Equally whilst Prestbury are a property company and own interests in The Trocadero, a number of properties on Oxford Street, Alton Towers, Thorpe Park, Warwick Castle and Madame Tussaud’s, I cannot establish whether they own a 100% interest in those properties and I cannot establish a portfolio of their interests.
In this light you may wonder why I'm posting about Prestbury. The answer to that is that this blog will, when complete, have a page containing the relevant details concerning the business interests of each of the signatories to the Offending Letter and these will all be subject to the possibility of updates as and when information comes to light or when it changes.
Prestbury Group Plc is a property investment company that owns the likes of The Trocadero, a number of properties on Oxford Street, Alton Towers, Thorpe Park, Warwick Castle and Madame Tussaud’s.
In 1997 Nick Leslau and Nigel Wray started their own small property company Maybeat Limited, which they reversed into one of Michael Edelson's Alternative Investment Market listed shell companies called Prestbury Group plc. This company was floated on the alternative investment market with the two property entrepreneurs delivering a 150% increase in net asset value in just two years. While the collapse of the property market towards the end of the 1990s impacted heavily upon the value of Prestbury Group, and other property companies, this did not stop the two property giants from taking the business private nearly 10 years ago.

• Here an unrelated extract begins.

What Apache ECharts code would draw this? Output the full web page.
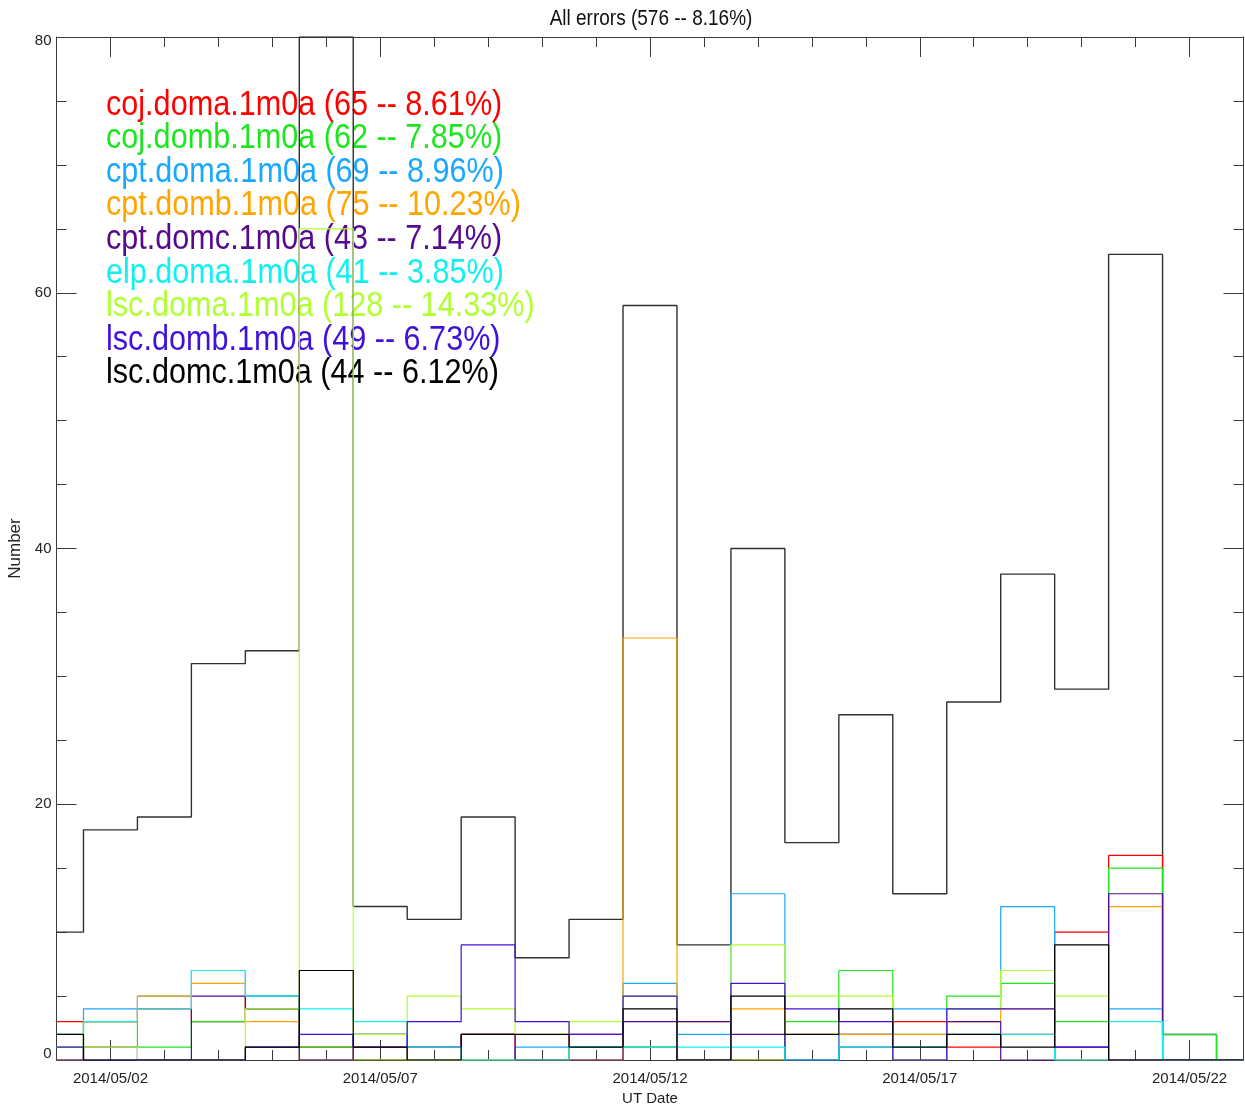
<!DOCTYPE html>
<html><head><meta charset="utf-8">
<script src="https://cdn.jsdelivr.net/npm/echarts@6/dist/echarts.min.js"></script>
<style>html,body{margin:0;padding:0;background:#fff}#c{width:1245px;height:1106px}</style>
</head><body><div id="c"></div>
<script>
// ---- data ----
const dates = ['2014/05/01','2014/05/02','2014/05/03','2014/05/04','2014/05/05','2014/05/06','2014/05/07','2014/05/08','2014/05/09','2014/05/10','2014/05/11','2014/05/12','2014/05/13','2014/05/14','2014/05/15','2014/05/16','2014/05/17','2014/05/18','2014/05/19','2014/05/20','2014/05/21','2014/05/22','2014/05/23'];
const labelDates = ['2014/05/02','2014/05/07','2014/05/12','2014/05/17','2014/05/22'];
const yTicks = [0,20,40,60,80];
const totalCount = 576, totalPct = '8.16%';
const allErrors = [10,18,19,31,32,80,12,11,19,8,11,59,9,40,17,27,13,28,38,29,63,2,0];
const cojDoma = [3,3,4,3,5,1,0,1,2,0,2,1,0,0,0,2,3,1,2,10,16,0,0];
const cojDomb = [1,3,1,3,4,1,0,0,0,0,1,1,0,0,3,7,2,5,6,3,15,2,0];
const cptDoma = [0,4,5,7,5,0,2,0,0,1,1,6,2,13,0,2,4,4,12,0,4,0,0];
const cptDomb = [0,3,5,6,3,0,1,0,0,0,0,33,3,4,2,2,2,3,4,0,12,0,0];
const cptDomc = [0,1,0,5,4,0,2,1,2,0,0,3,3,2,0,1,0,3,0,1,13,0,0];
const elpDoma = [2,3,4,7,5,4,3,1,0,0,1,1,1,1,0,1,1,2,2,0,3,0,0];
const lscDoma = [1,1,0,0,4,65,2,5,4,2,3,5,0,9,5,5,0,4,7,5,0,0,0];
const lscDomb = [1,0,0,0,1,2,1,3,9,3,2,5,0,6,4,3,0,4,4,1,0,0,0];
const lscDomc = [2,0,0,0,1,7,1,0,2,2,1,4,0,5,2,4,1,2,1,9,0,0,0];
const siteNames = ['coj.doma.1m0a','coj.domb.1m0a','cpt.doma.1m0a','cpt.domb.1m0a','cpt.domc.1m0a','elp.doma.1m0a','lsc.doma.1m0a','lsc.domb.1m0a','lsc.domc.1m0a'];
const siteCounts = [65,62,69,75,43,41,128,49,44];
const sitePcts = ['8.61%','7.85%','8.96%','10.23%','7.14%','3.85%','14.33%','6.73%','6.12%'];
const siteData = [cojDoma,cojDomb,cptDoma,cptDomb,cptDomc,elpDoma,lscDoma,lscDomb,lscDomc];
const siteColors = ['#ff0000','#1ee61e','#1aa8ff','#ffa500','#560a8c','#11f0f0','#b0ff30','#4010dc','#000000'];

// ---- chart ----
const FONT = '"Liberation Sans", Arial, sans-serif';
const chart = echarts.init(document.getElementById('c'), null, {renderer:'canvas'});
const isMajor = (i) => labelDates.indexOf(dates[i]) >= 0;
const axisCol = '#3a3a3a';
const xBase = (pos, major) => ({
  type:'category', data: dates, boundaryGap:false, position: pos,
  axisLine:{show: major, lineStyle:{color: axisCol, width:1}},
  axisTick:{show:true, inside:true, length: major?20:10, interval: major ? (i)=>isMajor(i) : 0, lineStyle:{color: axisCol}},
  axisLabel:{show:false}, splitLine:{show:false}
});
const xAxes = [
  Object.assign(xBase('bottom', true), {
    axisLabel:{show:true, interval:(i)=>isMajor(i), fontSize:15, color:'#222', fontFamily:FONT, margin:11},
    name:'UT Date', nameLocation:'middle', nameGap:30, nameTextStyle:{fontSize:15, color:'#222', fontFamily:FONT}
  }),
  xBase('bottom', false),
  xBase('top', true),
  xBase('top', false)
];
const yBase = (pos, labels) => ({
  type:'value', min: yTicks[0], max: yTicks[yTicks.length-1], interval: yTicks[1]-yTicks[0], position: pos,
  axisLine:{show:true, lineStyle:{color: axisCol, width:1}},
  axisTick:{show:true, inside:true, length:20, lineStyle:{color: axisCol}},
  minorTick:{show:true, splitNumber:4, length:10, lineStyle:{color: axisCol}},
  splitLine:{show:false},
  axisLabel: labels ? {
    show:true, fontSize:15, color:'#222', fontFamily:FONT, margin:5,
    formatter:(v)=> v===yTicks[yTicks.length-1] ? '{t|'+v+'}' : (v===yTicks[0] ? '{b|'+v+'}' : '{m|'+v+'}'),
    rich:{
      t:{fontSize:15, color:'#222', fontFamily:FONT, padding:[8,0,0,0]},
      b:{fontSize:15, color:'#222', fontFamily:FONT, padding:[0,0,12,0]},
      m:{fontSize:15, color:'#222', fontFamily:FONT}
    }
  } : {show:false}
});
const lineSeries = (name, data, color, width, z) => ({
  name, type:'line', step:'middle', data, xAxisIndex:0, yAxisIndex:0,
  symbol:'none', showSymbol:false, clip:true, z,
  lineStyle:{color, width}, itemStyle:{color}, emphasis:{disabled:true}, animation:false
});
const series = [lineSeries('All errors', allErrors, '#303030', 1.4, 2)];
siteData.forEach((d,i)=>series.push(lineSeries(siteNames[i], d, siteColors[i], 1.2, 3+i)));

const legendTexts = siteNames.map((n,i)=>({
  type:'text', x:106, y:105 + i*33.6, z:1, scaleX:1.02, scaleY:1.16,
  style:{text: n + ' (' + siteCounts[i] + ' -- ' + sitePcts[i] + ')', fill: siteColors[i],
         font: '30px ' + FONT, verticalAlign:'middle', textAlign:'left'}
}));
const titleText = {
  type:'text', x:651, y:19, z:1, scaleY:1.16,
  style:{text:'All errors (' + totalCount + ' -- ' + totalPct + ')', fill:'#111',
         font:'19px ' + FONT, verticalAlign:'middle', textAlign:'center'}
};

chart.setOption({
  animation:false,
  backgroundColor:'#ffffff',
  grid:{left:56.5, right:1.5, top:37, bottom:46, containLabel:false, outerBoundsMode:'none'},
  xAxis: xAxes,
  yAxis:[
    Object.assign(yBase('left', true), {name:'Number', nameLocation:'middle', nameGap:33, nameRotate:90,
      nameTextStyle:{fontSize:17, color:'#222', fontFamily:FONT}}),
    yBase('right', false)
  ],
  graphic: legendTexts.concat([titleText]),
  series
});
</script></body></html>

A company by the name of Prestbury Investment Holdings was set up to acquire the old Prestbury Group with an array of property giants happy to become involved, including the likes of Sir Tom Hunter. Leslau is currently chairman and chief executive of Prestbury Investment Holdings which now has a property portfolio valued at £2.2 billion – owning the likes of Alton Towers, Thorpe Park, Warwick Castle and Madame Tussaud’s.
In 2009 Nick Leslau launched Max Property onto the alternative investment market with the backing of the American Och-Ziff hedge fund. It is rumoured the US investor ploughed £25 million into the operation, a figure which will be matched by the company’s management. The directors list is very impressive and includes Aubrey Adams, a former chief executive of Savills the estate agents and Mike Brown the former chief executive of property group Helical Bar.
Prestbury Investment Holdings stands to receive fees of around £18.75 million over the next seven and a half years in a complex management arrangement which will see a minimum fee of £625,000 a quarter received by Nick Leslau’s company.
Max Property appears to be registered in Jersey and I'm not sure of its full relationship with Prestbury, or its tax status. This is taken from Max Property's website:-
The company’s strategy is to exploit the current cyclical weakness in the UK real estate market through opportunistic investment and active management with a view to realising cash returns for shareholders over an investment cycle of approximately seven and half years from listing on 27 May 2009.
The company will invest in assets over a five-year period. After the end of those five years it will not seek new acquisitions and it will manage and realise its assets with a view to making a final return to shareholders over an investment cycle which, depending on prevailing market conditions, is anticipated to be seven and a half years from May 2009.
Which sounds like carpetbagging to me.
Nick Leslau is a Chartered Surveyor who filled the role of Chief Executive of Burford Holdings plc for approximately ten years until his resignation from the board of Burford in 1997. He became non-executive Chairman of Prestbury Group Plc in December 1997 and was appointed Group Chairman and Chief Executive of Prestbury Group Plc on 1 January 1998. Nick has been Chairman and Chief Executive of Prestbury Investment Holdings Limited since it commenced business in October 2000. Nick is the Chairman of Prestbury Investments LLP. He has sat on many quoted and unquoted company boards and is a Member of the Bank of England Property Forum.
Nick Leslau lives in a £30 million property he bought in Mayfair, London. He owns a Mediterranean based yacht. As a lover of sport, Leslau owns one of W.G. Grace's cricket bats, and is a part owner of Saracens F.C. Rugby Union club. Nick Leslau is estimated to have a personal fortune in the region of £200 million.
Thanks to his friend Tom Hunter, Leslau became interested in solving the world's problems: in 2006 they had a working holiday in Ayacucho, Peru; in 2007 to Malawi to help build an orphanage. In early 2008, Leslau took part in the Channel 4 programme Secret Millionaire, giving away £400,000 in a ten day visit to Possil, Glasgow.
So he does have a good side.
On 18th October, Nick Leslau signed an open letter calling on the Chancellor to continue the coalition government's plans to reduce the public finance deficit in one term, plans which included swingeing cuts on the poorest members of society and which risk pushing this country into a double-dip recession, the likes of which has not been seen since the last time the tories took power and tanked the economy in the early 80's.
For this reason Nick Leslau is considered to be a fully signed up member of the Big Business Society and we urge people to boycott Alton Towers, Thorpe Park, Warwick Castle and Madame Tussaud’s.
Post script added 4th November 2011
Property Weekly reported on 10th June that Prestbury were the owners and landlord's of 21 nursing homes operated by the now failed company, Southern Cross. As you may remember Southern Cross went bust threatening the care of thousands old elderly people. I don't know if was the rent they had to pay to Nick Leslau's Prestbury Group that forced them into liquidation but it couldn't have helped.
Nick didn't worry about the victims of the Southern Cross scandal for long though as the following month he embarked on the grandest undertaking of his career, he bought the historic St Katharine Docks near the Tower of London for £156m.